Perhaps the most interesting announcement in the GPU computing world this week came from NVIDIA. NVIDIA made four major announcements at CVPR in Salt Lake City, Utah. For us, the one that will stand out is the support for heterogeneous GPU clusters for Kubernetes. The company also announced PyTorch Apex, DALI, and the availability of TensorRT 4.

Heterogeneous GPU Kubernetes Clusters

Kubernetes has essentially won the container management and orchestration wars and is the way container orchestration on clusters will happen for the near future. While the vast majority of applications are CPU based, there has been a shift pushing GPU compute to containers as well, especially with cloud providers in the mix. Until this point, using heterogeneous GPU Kubernetes clusters has been more difficult than it needed to be. With a homogeneous GPU cluster, one can simply specify that one needs a GPU (or GPUs) for a container and that works well. When one has different types of GPUs in the cluster, then Kubernetes will need to differentiate between nodes that have one type of GPU over another. That used to take manual tagging. NVIDIA’s latest announcement takes care of that.

NVIDIA Kubernetes With NVIDIA GPUs Heterogeneous Clusters
NVIDIA Kubernetes With NVIDIA GPUs Heterogeneous Clusters

Kubernetes with GPU support is now open source Google GCP, Amazon AWS, Microsoft Azure. Containers can now specify a type of GPU including, K80, Pascal, Vota, and Kubernetes will schedule according to that hardware requirement. For those who have generations of GPU compute nodes available, support for heterogeneous GPU Kubernetes clusters is awesome.

PyTorch: APEX

PyTorch: APEX is a an optimization engine for PyTorch. With the various types of GPU architectures, accelerators, problem types, and deep learning frameworks optimizing how computations are performed is important.

NVIDIA PyTORCH APEX
NVIDIA PyTORCH APEX

NVIDIA PyTorch Apex allows PyTorch users to get the most benefit from tensor cores, such as those found in the NVIDIA Tesla V100 codenamed “Volta.” PyTorch Apex can be implemented in as little as four lines of code in a training script and help the model converge and train quickly. NVIDIA PyToch Apex is an open source extension. It helps determine what code can be FP16 eligible versus what needs to work with FP32. This is still not a core part of PyTorch, but NVIDIA is now working to get it upstream.

NVIDIA DALI Data Loading Library

NVIDIA DALI is an open source data loading library. DALI offloads data augmentation steps to the GPU to speed the process.

NVIDIA DALI Data Loading Library
NVIDIA DALI Data Loading Library

While a model may be portable, it does not make your data pipeline to be portable. DALI is open source and able to be extended across frameworks. This is what NVIDIA was using to show the DGX-2’s 15000 images per second in Resnet-50 training.

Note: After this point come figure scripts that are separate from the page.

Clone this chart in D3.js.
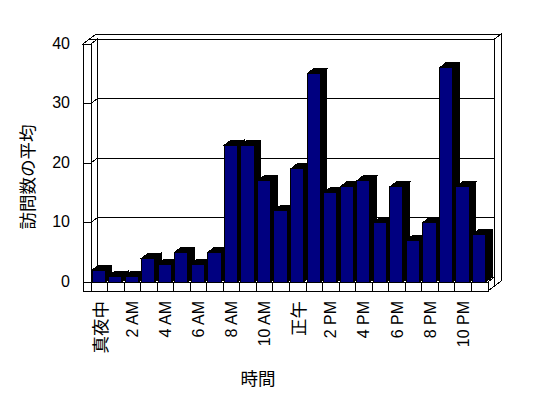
<!DOCTYPE html>
<html>
<head>
<meta charset="utf-8">
<script src="https://cdn.jsdelivr.net/npm/d3@7"></script>
<style>
body { margin: 0; background: #fff; }
svg { display: block; }
</style>
</head>
<body>
<svg id="chart" width="548" height="398"></svg>
<script>
// Data - average visits per hour of the day
var hours = ["真夜中", "1 AM", "2 AM", "3 AM", "4 AM", "5 AM", "6 AM", "7 AM", "8 AM", "9 AM", "10 AM", "11 AM",
             "正午", "1 PM", "2 PM", "3 PM", "4 PM", "5 PM", "6 PM", "7 PM", "8 PM", "9 PM", "10 PM", "11 PM"];
var visits = [2, 1, 1, 4, 3, 5, 3, 5, 23, 23, 17, 12, 19, 35, 15, 16, 17, 10, 16, 7, 10, 36, 16, 8];
var yTicks = [0, 10, 20, 30, 40];
var yTitle = "訪問数の平均";
var xTitle = "時間";

// Layout (front plane of the 3d box)
var pLeft = 91, pRight = 488, pBase = 282, pTop = 44;
var wall = 8, floorH = 9;
var dx = 6.5, dy = -5; // depth offset

var svg = d3.select("#chart");
var g = svg.append("g").attr("shape-rendering", "crispEdges");

var x = d3.scaleBand().domain(hours).range([pLeft, pRight]);
var y = d3.scaleLinear().domain([0, 40]).range([pBase, pTop]);

function poly(pts, fill) {
    return g.append("polygon")
        .attr("points", pts.map(function(p) { return p.join(","); }).join(" "))
        .attr("fill", fill)
        .attr("stroke", "#000")
        .attr("stroke-width", 1);
}

// Back wall slab
var bx1 = pLeft - wall + dx, bx2 = pRight + dx, by1 = pTop + dy, by2 = pBase + floorH + dy;
poly([[bx1, by1], [bx2, by1], [bx2 + dx, by1 + dy], [bx1 + dx, by1 + dy]], "#fff");
poly([[bx2, by1], [bx2 + dx, by1 + dy], [bx2 + dx, by2 + dy], [bx2, by2]], "#fff");
poly([[bx1, by1], [bx2, by1], [bx2, by2], [bx1, by2]], "#fff");

// Left wall slab
poly([[pLeft - wall, pTop], [pLeft, pTop], [pLeft + dx, pTop + dy], [pLeft - wall + dx, pTop + dy]], "#fff");
poly([[pLeft, pTop], [pLeft + dx, pTop + dy], [pLeft + dx, pBase + dy], [pLeft, pBase]], "#fff");
poly([[pLeft - wall, pTop], [pLeft, pTop], [pLeft, pBase + floorH], [pLeft - wall, pBase + floorH]], "#fff");

// Floor slab
poly([[pLeft, pBase], [pRight, pBase], [pRight + dx, pBase + dy], [pLeft + dx, pBase + dy]], "#fff");
poly([[pRight, pBase], [pRight + dx, pBase + dy], [pRight + dx, pBase + floorH + dy], [pRight, pBase + floorH]], "#fff");
poly([[pLeft, pBase], [pRight, pBase], [pRight, pBase + floorH], [pLeft, pBase + floorH]], "#fff");

// Gridlines on back wall, left wall side and ticks on its front
yTicks.forEach(function(v) {
    var yy = y(v);
    if (v > 0 && v < 40) {
        g.append("line").attr("x1", pLeft + dx).attr("x2", pRight + dx)
            .attr("y1", yy + dy).attr("y2", yy + dy).attr("stroke", "#000");
    }
    g.append("line").attr("x1", pLeft).attr("x2", pLeft + dx)
        .attr("y1", yy).attr("y2", yy + dy).attr("stroke", "#000");
    g.append("line").attr("x1", pLeft - wall).attr("x2", pLeft)
        .attr("y1", yy).attr("y2", yy).attr("stroke", "#000");
});

// Category dividers on floor front
hours.forEach(function(h, i) {
    if (i == 0) return;
    g.append("line").attr("x1", x(h)).attr("x2", x(h))
        .attr("y1", pBase).attr("y2", pBase + floorH).attr("stroke", "#000");
});

// Bars (left to right so right neighbours cover the sides)
var bw = x.bandwidth() * 0.8;
hours.forEach(function(h, i) {
    var x0 = x(h) + 1, x1 = x0 + bw, yt = y(visits[i]);
    poly([[x1, yt], [x1 + dx, yt + dy], [x1 + dx, pBase + dy], [x1, pBase]], "#000");
    poly([[x0, yt], [x1, yt], [x1 + dx, yt + dy], [x0 + dx, yt + dy]], "#000");
    g.append("rect").attr("x", x0).attr("y", yt)
        .attr("width", bw).attr("height", pBase - yt)
        .attr("fill", "#000080").attr("stroke", "#000");
});

// Y tick labels
svg.selectAll(".ytick").data(yTicks).enter().append("text")
    .attr("x", 70)
    .attr("y", function(d) { return y(d) - 1; })
    .attr("text-anchor", "end")
    .attr("dominant-baseline", "central")
    .attr("font-family", "Liberation Sans, Arial, sans-serif")
    .attr("font-size", "16px")
    .text(function(d) { return d; });

// X category labels, every other hour, rotated
var isCJK = function(s) { return /[\u3000-\u9fff]/.test(s); };
svg.selectAll(".xlab").data(hours.filter(function(d, i) { return i % 2 == 0; })).enter().append("text")
    .attr("transform", function(d) { return "translate(" + (x(d) + x.bandwidth() / 2) + ",301) rotate(-90)"; })
    .attr("text-anchor", "end")
    .attr("dominant-baseline", "central")
    .attr("font-family", function(d) { return isCJK(d) ? "Noto Sans CJK JP" : "Liberation Sans, Arial, sans-serif"; })
    .attr("font-size", function(d) { return isCJK(d) ? "17.5px" : "16px"; })
    .text(function(d) { return d; });

// Axis titles
svg.append("text")
    .attr("transform", "translate(26,177) rotate(-90)")
    .attr("text-anchor", "middle")
    .attr("dominant-baseline", "central")
    .attr("font-family", "Noto Sans CJK JP")
    .attr("font-size", "17.5px")
    .text(yTitle);

svg.append("text")
    .attr("x", 258).attr("y", 377)
    .attr("text-anchor", "middle")
    .attr("dominant-baseline", "central")
    .attr("font-family", "Noto Sans CJK JP")
    .attr("font-size", "17.5px")
    .text(xTitle);
</script>
</body>
</html>
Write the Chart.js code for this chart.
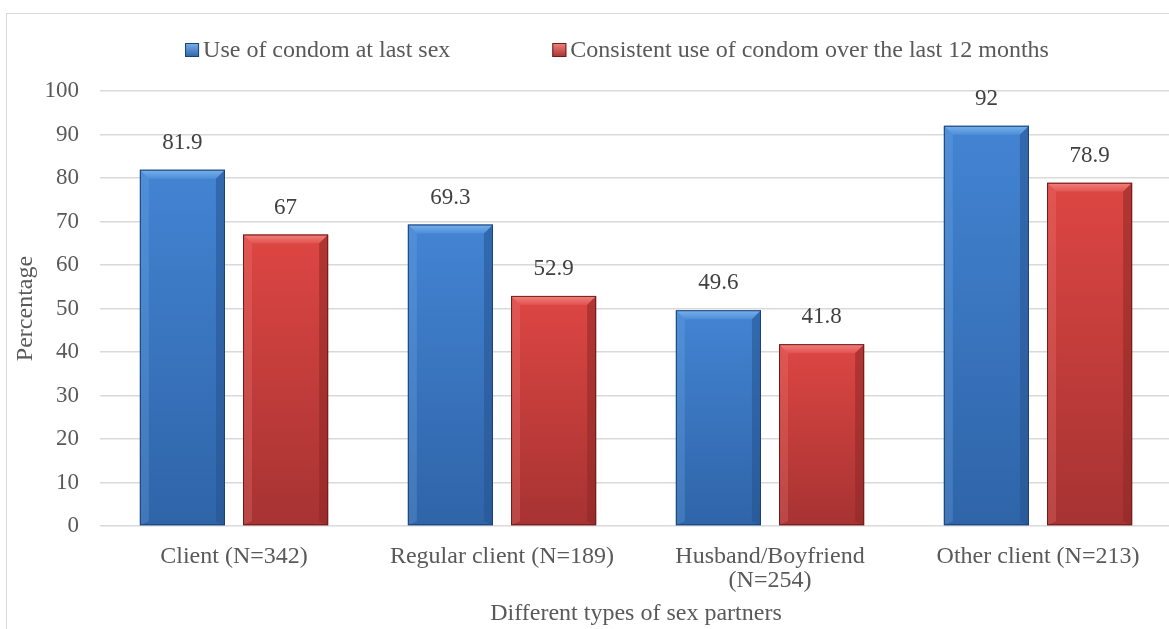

NVIDIA TensorRT 4 Available

NVIDIA TensorRT 4 was announced at GTC 2018 but it just became available. TensorRT 4 has a slew of new features such as INT8 and FP16 precision inference. The newest iteration is integrated into Tensorflow. In TensorBoard, you can see TensorRT optimized node.

NVIDIA TensorRT 4
NVIDIA TensorRT 4

Although the “big iron” training systems are impressive, the major gains are also on the endpoints that will need to run inferencing. We are excited to see what else TensorRT 4 will bring by way of connected, intelligent, endpoints.